I left my kids in the Philippines to work as a nanny in Toronto

I left my kids in the Philippines to work as a nanny in Toronto

The author with her daughter, Alyssa

In 2002, I was living in Muñoz, a city in the Philippines, with my husband, Castor, and our children, A.J. and Alyssa. Castor worked as a bus driver and a farmhand, but wages in the Philippines are dismal, and we could barely eke out a living. My cousin suggested I apply to work alongside her as a live-in nanny for a wealthy family in Hong Kong. I’d always dreamed of living in Canada, and this experience would help me get a work visa. My kids were just two and six at the time. Leaving them would be excruciating, but they deserved more than a life of poverty.

I worked in Hong Kong for the next two years. Every month, I sent home as much money as I could—usually about $300, which goes a long way in the Philippines. I spoke to my family every day, but the distance was hard: my kids couldn’t understand why I’d left. I sobbed uncontrollably every time I hung up the phone. It was particularly hard to be away from A.J. He was just a toddler, and I wasn’t there as he learned to speak, or to see him off to his first day of school. I got through my pain by focusing on the future.

I applied for a Canadian visa as soon as I was eligible, and got a spot in the live-in caregiver program. In 2004, I landed in Mississauga, where I cared for two boys from Monday to Friday. I continued to call my family every day. Sometimes, I’d spend my last few dollars on calling cards instead of groceries. When my kids cried on the phone, asking why I’d left them, the only way to soothe them was to make promises. “Someday,” I told them, “you will live in Canada, too.”

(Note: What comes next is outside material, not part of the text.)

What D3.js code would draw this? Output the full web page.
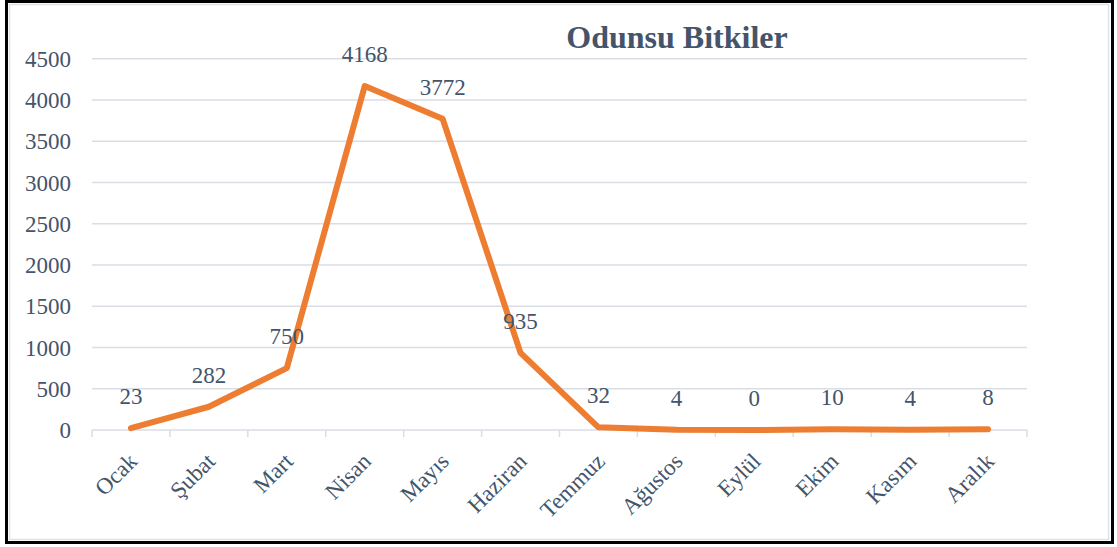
<!DOCTYPE html>
<html>
<head>
<meta charset="utf-8">
<script src="https://cdn.jsdelivr.net/npm/d3@7"></script>
<style>
  body { margin: 0; background: #fff; }
</style>
</head>
<body>
<div id="chart"></div>
<script>
const months = ["Ocak", "Şubat", "Mart", "Nisan", "Mayıs", "Haziran", "Temmuz", "Ağustos", "Eylül", "Ekim", "Kasım", "Aralık"];
const counts = [23, 282, 750, 4168, 3772, 935, 32, 4, 0, 10, 4, 8];
const yTicks = [0, 500, 1000, 1500, 2000, 2500, 3000, 3500, 4000, 4500];
const title = "Odunsu Bitkiler";

const width = 1117;
const height = 547;
const font = "Liberation Serif";
const textColor = "#44546a";
const lineColor = "#ed7d31";
const gridColor = "#d9dde4";

const svg = d3.select("#chart")
    .append("svg")
    .attr("width", width)
    .attr("height", height)
    .attr("font-family", font);

// outer frame
svg.append("rect")
    .attr("x", 6.5).attr("y", 1.5)
    .attr("width", 1106).attr("height", 541)
    .attr("fill", "#fff")
    .attr("stroke", "#000")
    .attr("stroke-width", 3);
svg.append("rect")
    .attr("x", 9.5).attr("y", 4.5)
    .attr("width", 1099).attr("height", 535)
    .attr("fill", "none")
    .attr("stroke", "#dfe3e8")
    .attr("stroke-width", 1.5);

const x = d3.scaleBand()
    .domain(months)
    .range([92, 1027]);

const y = d3.scaleLinear()
    .domain([0, 4500])
    .range([430, 58.7]);

// gridlines
svg.append("g")
    .selectAll("line")
    .data(yTicks)
    .enter()
    .append("line")
    .attr("x1", 92)
    .attr("x2", 1027)
    .attr("y1", d => y(d))
    .attr("y2", d => y(d))
    .attr("stroke", gridColor)
    .attr("stroke-width", 1.5);

// y labels
svg.append("g")
    .selectAll("text")
    .data(yTicks)
    .enter()
    .append("text")
    .attr("x", 71)
    .attr("y", d => y(d))
    .attr("dy", "0.35em")
    .attr("text-anchor", "end")
    .attr("font-family", font)
    .attr("font-size", 23)
    .attr("fill", textColor)
    .text(d => d);

// x axis ticks
const tickPos = months.map(m => x(m)).concat([x.range()[1]]);
svg.append("g")
    .selectAll("line")
    .data(tickPos)
    .enter()
    .append("line")
    .attr("x1", d => d)
    .attr("x2", d => d)
    .attr("y1", 430)
    .attr("y2", 437)
    .attr("stroke", gridColor)
    .attr("stroke-width", 1.5);

// x labels
svg.append("g")
    .selectAll("text")
    .data(months)
    .enter()
    .append("text")
    .attr("transform", d => `translate(${x(d) + x.bandwidth() / 2 + 2},${457}) rotate(-45)`)
    .attr("text-anchor", "end")
    .attr("dy", "0.35em")
    .attr("font-family", font)
    .attr("font-size", 23)
    .attr("fill", textColor)
    .text(d => d);

// line
const line = d3.line()
    .x((d, i) => x(months[i]) + x.bandwidth() / 2)
    .y(d => y(d));

svg.append("path")
    .datum(counts)
    .attr("d", line)
    .attr("fill", "none")
    .attr("stroke", lineColor)
    .attr("stroke-width", 6)
    .attr("stroke-linejoin", "round")
    .attr("stroke-linecap", "round");

// data labels
svg.append("g")
    .selectAll("text")
    .data(counts)
    .enter()
    .append("text")
    .attr("x", (d, i) => x(months[i]) + x.bandwidth() / 2)
    .attr("y", d => y(d) - 24)
    .attr("text-anchor", "middle")
    .attr("font-family", font)
    .attr("font-size", 23)
    .attr("fill", textColor)
    .text(d => d);

// title
svg.append("text")
    .attr("x", 677)
    .attr("y", 48)
    .attr("text-anchor", "middle")
    .attr("font-family", font)
    .attr("font-size", 32)
    .attr("font-weight", "bold")
    .attr("fill", textColor)
    .text(title);
</script>
</body>
</html>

Despite how often we spoke, Castor and I didn’t tell each other everything. When A.J. had to be hospitalized for asthma attacks, I found out only after he was released from the doctors’ care; Castor didn’t want me to worry. Meanwhile, Alyssa would cry herself to sleep, calling out for her mother—a fact I only learned later. I never told Castor how miserable I was without him and our children. On both ends of the line, we feigned happiness: the kids reported their good grades and I congratulated them. We never talked about our loneliness.

We found creative ways to keep in touch. As Alyssa grew older, we chatted over Yahoo Messenger to avoid long-distance charges. On her school lunch breaks, she would rush to the Internet café and tell me about her crushes online—the only semblance of a mother-daughter relationship we could muster while 13,000 kilometres apart. Castor often sent long letters meticulously describing his day. He would tell me A.J. and Alyssa’s shoe sizes, tracing outlines of their feet, and attach their art projects and photos. Through his letters, I watched my children grow.

After six years and bureaucratic wrangling, my family finally arrived at Pearson on March 9, 2008. As we left the airport, Alyssa and A.J. saw snow for the first time, and we all had a snowball fight. At that point, I was sharing a two-bedroom apartment with my cousin at Bathurst and Roselawn. As we pulled into the driveway, Alyssa and A.J. thought the entire building was our new home, instead of the small apartment on the first floor. We put a bunk bed for my kids in the master bedroom, where Castor and I would also sleep, while my cousin stayed in the other room with her two kids. This was where seven of us would live out our new Canadian lives.

The author (second from left) with her son, A.J., her daughter, Alyssa, and her husband, Castor

It wasn’t easy for my kids to adjust. Though they spoke English fluently, they were mercilessly teased about their Filipino accents. Alyssa often cried about how much she missed her grandparents and her home back in the Philippines. I also had much to learn. After six years away from my family, I needed to figure out who they were. Castor frequently had to remind me that the kids liked rice, not cereal, for breakfast. I relied on him to pack their lunches because I had no idea what they ate. I made mental notes each time I learned something new about them. Sometimes, going to work felt like an escape—I knew the children I babysat, but not my own.

We reconnected slowly: I forced myself to memorize all their favourite things and tried to attend every event at their school. When I discovered that Alyssa was interested in music, I saved money and bought her a keyboard and guitar; Castor helped her learn to play them by watching YouTube videos. When A.J. joined the basketball team, I took days off work to volunteer at games. Soon, the kids were opening up to me. After years of chatting about crushes online, Alyssa told me—face to face—when she found a boyfriend. We spent hours talking about him.

Today, we’re like any other Toronto family. Castor has a job at a steel factory, I work for March of Dimes, and we live together in a Scarborough townhouse. Alyssa is set to graduate from Ryerson, while A.J. finishes high school. As the children have grown up, they’ve come to terms with why I had to leave them behind. At her 18th birthday party, Alyssa made a speech thanking me for all of the sacrifices I made. “I wouldn’t be the person I am without my mother,” she told the guests. I was moved to tears. She finally understood.

Raquel Torres is a personal support worker in Toronto.